Gabrielle
De : Patrice Chéreau Avec : Isabelle Huppert et Pascal Gréggory
Sortie France le : mercredi 28 septembre 2005
France/Italie, 2004, 1h30.
Sélection officielle Venise 2005.
Un très beau film sur un huis clos conjugal qui dépasse de façon magistrale le cadre de son époque. Avec deux acteurs exceptionnels. |
Inspiré d’une nouvelle de Joseph Conrad, Le retour, ce nouveau film de Patrice Chéreau va bien au-delà de l’adaptation littéraire et permet à ce très grand réalisateur français d’exprimer son talent à l’intérieur d’un cadre assez rigoureux. Film en costume, posé dans un appartement somptueux de la bourgeoisie parisienne au début du 20° siècle, Gabrielle est aussi un huis clos entre un mari et une femme, d’une cruelle modernité. Cruelle, parce qu’on pourrait croire un instant que ce couple est victime des convenances sociales très fortes de l’époque.
Cruelle parce que la rupture que vit ce couple est tout à fait actuelle. Sûr de lui, imbus de sa réussite sociale et professionnelle, Jean a des idées bien arrêtées sur son mariage et sa femme. Jusqu’au jour où ce monde qu’il pensait si sûr, si définitif, s’écroule devant lui. Jean, qui pensait tout savoir, tout maîtriser, réalise qu’un autre monde existe, où vit sa femme et dont il ignorait tout. Plus que l’histoire d’une rupture conjugale, Gabrielle est le subtil récit de la défaillance d’un orgueilleux. Patrice Chéreau met en scène ce sujet fort et qui nous fait vaciller dans nos certitudes les plus intimes : qui sont réellement ceux que nous aimons et que nous disons si hâtivement bien connaître ?

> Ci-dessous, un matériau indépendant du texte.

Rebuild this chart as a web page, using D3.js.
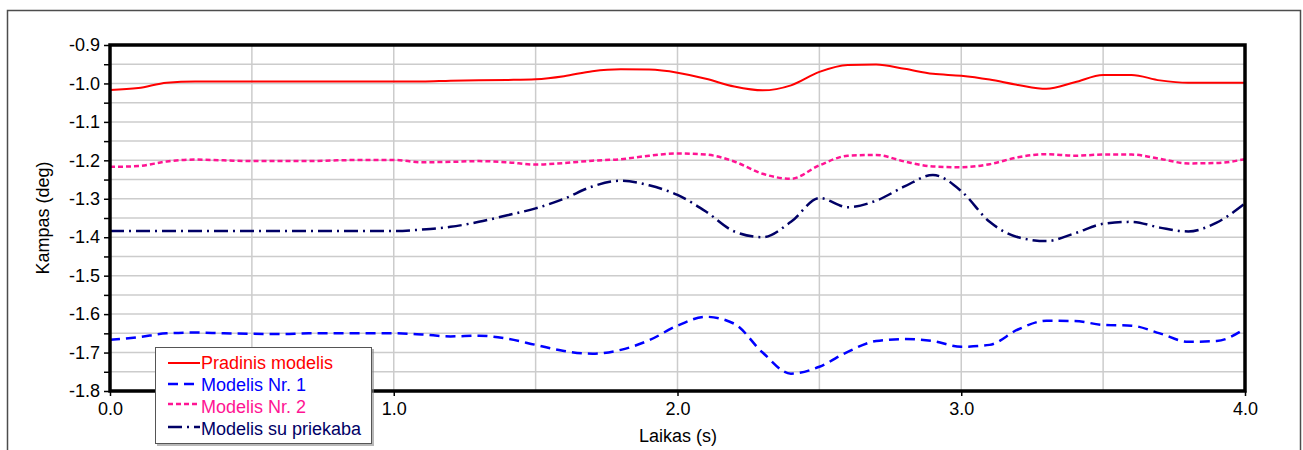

Mais par sa forme aussi, Gabrielle est étonnant. Utilisation du noir et blanc et de la couleur pour rythmer le film ; lumière extrêmement travaillée, comme pour sonder au plus près les noirceurs de l’âme humaine ; utilisation de l’espace pour en montrer le vide, similaire au vide de certaines vies, qu’on ne voit pas tant on est occupé à en garder les limites. Et même jusque dans l’expression de la colère, de la rage, Patrice Chéreau trouve des artifices pour rendre le cri encore plus poignant. Un très beau film donc, avec des acteurs à la hauteur : Isabelle Huppert, par moment méconnaissable, comme si on ne l’avait encore jamais vue, et Pascal Gréggory, si pathétique et si bouleversant , tant dans ses certitudes que dans sa chute.
Enfin, pour ceux qui connaissent l’œuvre de Patrice Chéreau, il est amusant de noter à quel point Gabrielle est l’opposé absolu d’Intimité. Si le réalisateur le reconnaît, c’est presque avec une certaine surprise, un constat plus qu’une volonté claire de faire un film et son contraire.